Hot pink “Post-it” Notes

Andrea Parkins

Hot pink “Post-it” Notes

I work with a “kit” of sound-making objects that I have been collecting for many years. To play the objects, I activate them physically and gesturally, and then process their sounds via my Max-based processing instrument.

I see all of the objects in my collection as indexical to me. While some of them are precious to me because they hold personal historical meaning, others are functional items from daily life that I also feel quite connected to as instruments. For example, I use “Post-it Notes” as sound-producing objects. I extract two or three Post-it tablets from their plastic wrapping, and then instead of peeling off each note piece by piece I grasp the glued edge of a tablet with my fingers, and riffle its pages up against the microphone. Or I pick up two tablets, one in each hand. I quickly interleave their pages, and then “shuffle” them together like a deck of cards, next to the mic. I prefer the hot pink Post-its. It seems to me that hot pink notes are made with slightly thicker paper than the other colors, and so are more responsive sonically when used to create both textural and percussive sounds. The hot-pink pages hitting the microphone or striking against each other can have great punch and impact in the mid-range.
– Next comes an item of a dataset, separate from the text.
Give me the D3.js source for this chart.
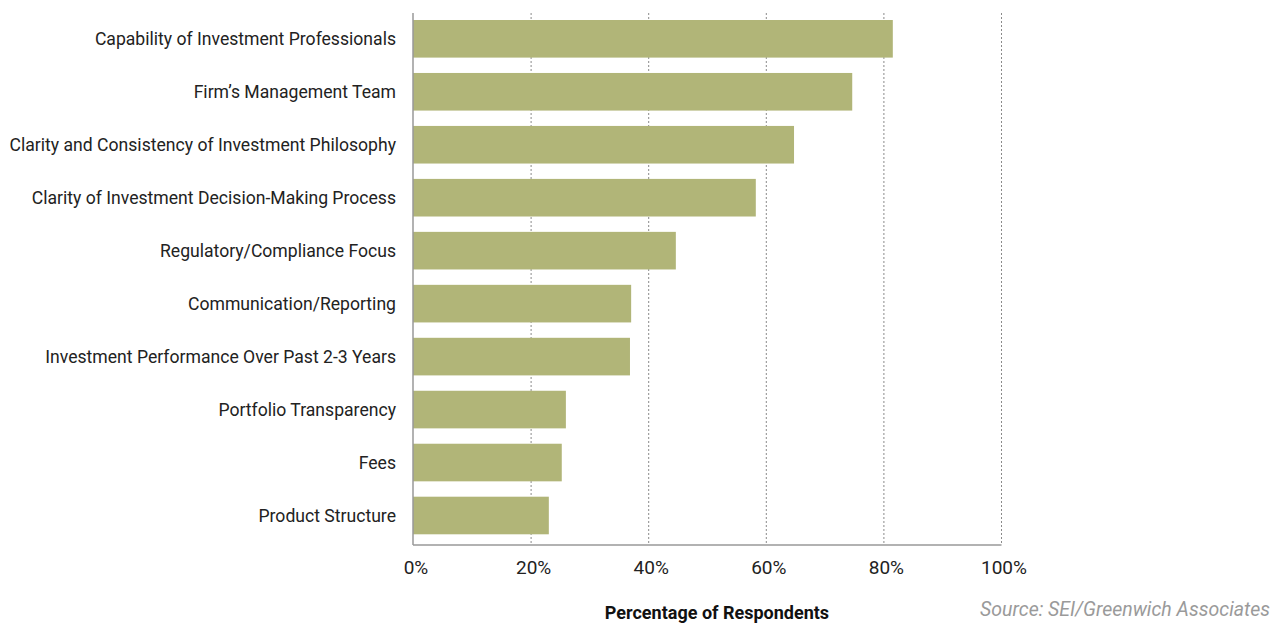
<!DOCTYPE html>
<html>
<head>
<meta charset="utf-8">
<script src="https://cdn.jsdelivr.net/npm/d3@7"></script>
<style>
  body { margin: 0; background: #fff; }
  svg text { font-family: "Roboto", "Liberation Sans", sans-serif; }
</style>
</head>
<body>
<svg id="chart" width="1272" height="624"></svg>
<script>
// data
var categories = [
  "Capability of Investment Professionals",
  "Firm\u2019s Management Team",
  "Clarity and Consistency of Investment Philosophy",
  "Clarity of Investment Decision-Making Process",
  "Regulatory/Compliance Focus",
  "Communication/Reporting",
  "Investment Performance Over Past 2-3 Years",
  "Portfolio Transparency",
  "Fees",
  "Product Structure"
];
var values = [81.6, 74.7, 64.8, 58.3, 44.7, 37.1, 36.9, 26.0, 25.3, 23.1];
var xTicks = [0, 20, 40, 60, 80, 100];

var svg = d3.select("#chart");

// scales
var xScale = d3.scaleLinear().domain([0, 100]).range([413, 1001]);
var yScale = d3.scaleBand()
  .domain(categories)
  .range([20, 534.3])
  .paddingInner(0.29)
  .paddingOuter(0);

var gridTop = 13, gridBottom = 545;

// dotted gridlines
svg.selectAll("line.grid")
  .data(xTicks.filter(t => t > 0))
  .join("line")
    .attr("class", "grid")
    .attr("x1", d => xScale(d) + 0.5)
    .attr("x2", d => xScale(d) + 0.5)
    .attr("y1", gridTop)
    .attr("y2", gridBottom)
    .style("stroke", "#8a8a8a")
    .style("stroke-width", 1)
    .style("stroke-dasharray", "2,2");

// bars
svg.selectAll("rect.bar")
  .data(categories.map((c, i) => ({cat: c, val: values[i]})))
  .join("rect")
    .attr("class", "bar")
    .attr("x", xScale(0))
    .attr("y", d => yScale(d.cat))
    .attr("width", d => xScale(d.val) - xScale(0))
    .attr("height", yScale.bandwidth())
    .style("fill", "#b1b578");

// axes lines
svg.append("line")
  .attr("x1", xScale(0)).attr("x2", xScale(0))
  .attr("y1", gridTop).attr("y2", gridBottom)
  .style("stroke", "#999").style("stroke-width", 1.5);

svg.append("line")
  .attr("x1", xScale(0)).attr("x2", xScale(100) + 0.5)
  .attr("y1", gridBottom).attr("y2", gridBottom)
  .style("stroke", "#999").style("stroke-width", 1.5);

// category labels
svg.selectAll("text.cat")
  .data(categories)
  .join("text")
    .attr("class", "cat")
    .attr("x", 396)
    .attr("y", d => yScale(d) + yScale.bandwidth() / 2)
    .attr("dy", ".35em")
    .attr("text-anchor", "end")
    .style("font-size", "17.6px")
    .style("fill", "#222")
    .text(d => d);

// tick labels
svg.selectAll("text.tick")
  .data(xTicks)
  .join("text")
    .attr("class", "tick")
    .attr("x", d => xScale(d) + 3)
    .attr("y", 574)
    .attr("text-anchor", "middle")
    .style("font-size", "19px")
    .style("fill", "#222")
    .text(d => d + "%");

// axis title
svg.append("text")
  .attr("x", 717)
  .attr("y", 619)
  .attr("text-anchor", "middle")
  .style("font-size", "18px")
  .style("font-weight", "bold")
  .style("fill", "#111")
  .text("Percentage of Respondents");

// source note
svg.append("text")
  .attr("x", 1270)
  .attr("y", 616)
  .attr("text-anchor", "end")
  .style("font-size", "19.5px")
  .style("font-style", "italic")
  .style("fill", "#9a9a9a")
  .text("Source: SEI/Greenwich Associates");
</script>
</body>
</html>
When rubbed against the laptop microphone, the pages can sound like brushes circling on a snare drum. (The delicate crispness of the papers’ edges can be heard in the higher frequency range). The Post-its work well as input for my processing, which blurs and morphs the precision of the Post-it sounds with randomized pitch-shifts, glitch, and bursts of feedback.

As a quotidian or functional object, a packet of Post-it Notes has potentiality. Each page in a packet is normally used as a writing surface: for a brief annotation, or a quick message or reminder. It’s also temporary: once the annotation has been placed in its proper location, or the message/reminder has been delivered, the note has no further purpose and is discarded, or sometimes it simply gets lost. But when I use the whole Post-it packet as a singular object to make sound, it has a different potentiality. If it’s a deck of cards, it is an empty deck, with no marks or characters. It’s not a fortune-teller’s deck; there is no message.

When working with an object in this way, its meaning and even its indexical character is displaced. The gesture that activates the object into sound quickly becomes disembodied, and the object as an identifiable thing disappears, perhaps even before the sound lands in acoustic space. In my hands, objects are material and concrete, but their meaning changes: not because they represent something new, but because they become something else.

 

 

Andrea Parkins is a sound artist, composer, and electroacoustic improviser, based in Berlin and New York.